Tags make use of the hierarchical structure of outline trees. If a heading has a certain tag, all subheadings will inherit the tag as well. For example, in the list

* Meeting with the French group      :work:
** Summary by Frank                  :boss:notes:
*** TODO Prepare slides for him      :action:

the final heading will have the tags ‘:work:’, ‘:boss:’, ‘:notes:’, and ‘:action:’ even though the final heading is not explicitly marked with all those tags. You can also set tags that all entries in a file should inherit just as if these tags were defined in a hypothetical level zero that surrounds the entire file. Use a line like this57:

#+FILETAGS: :Peter:Boss:Secret:

To limit tag inheritance to specific tags, use org-tags-exclude-from-inheritance. To turn it off entirely, use org-use-tag-inheritance.

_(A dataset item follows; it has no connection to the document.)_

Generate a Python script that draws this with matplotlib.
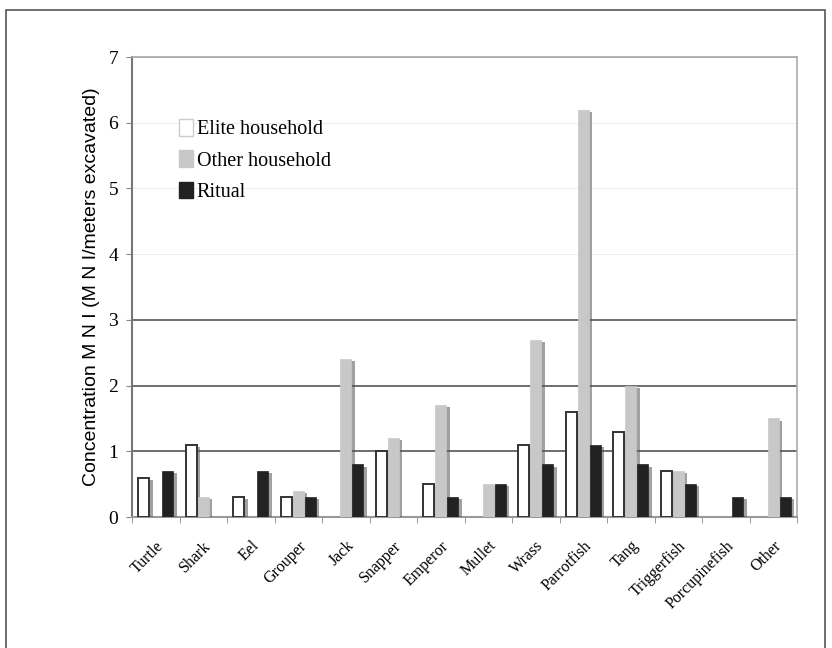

When a headline matches during a tags search while tag inheritance is turned on, all the sublevels in the same tree will (for a simple match form) match as well58. The list of matches may then become very long. If you only want to see the first tags match in a subtree, configure org-tags-match-list-sublevels (not recommended).

Tag inheritance is relevant when the agenda search tries to match a tag, either in the tags or tags-todo agenda types. In other agenda types, org-use-tag-inheritance has no effect. Still, you may want to have your tags correctly set in the agenda, so that tag filtering works fine, with inherited tags. Set org-agenda-use-tag-inheritance to control this: the default value includes all agenda types, but setting this to nil can really speed up agenda generation.



As with all these in-buffer settings, pressing C-c C-c activates any changes in the line.


This is only true if the search does not involve more complex tests including properties (see Property searches).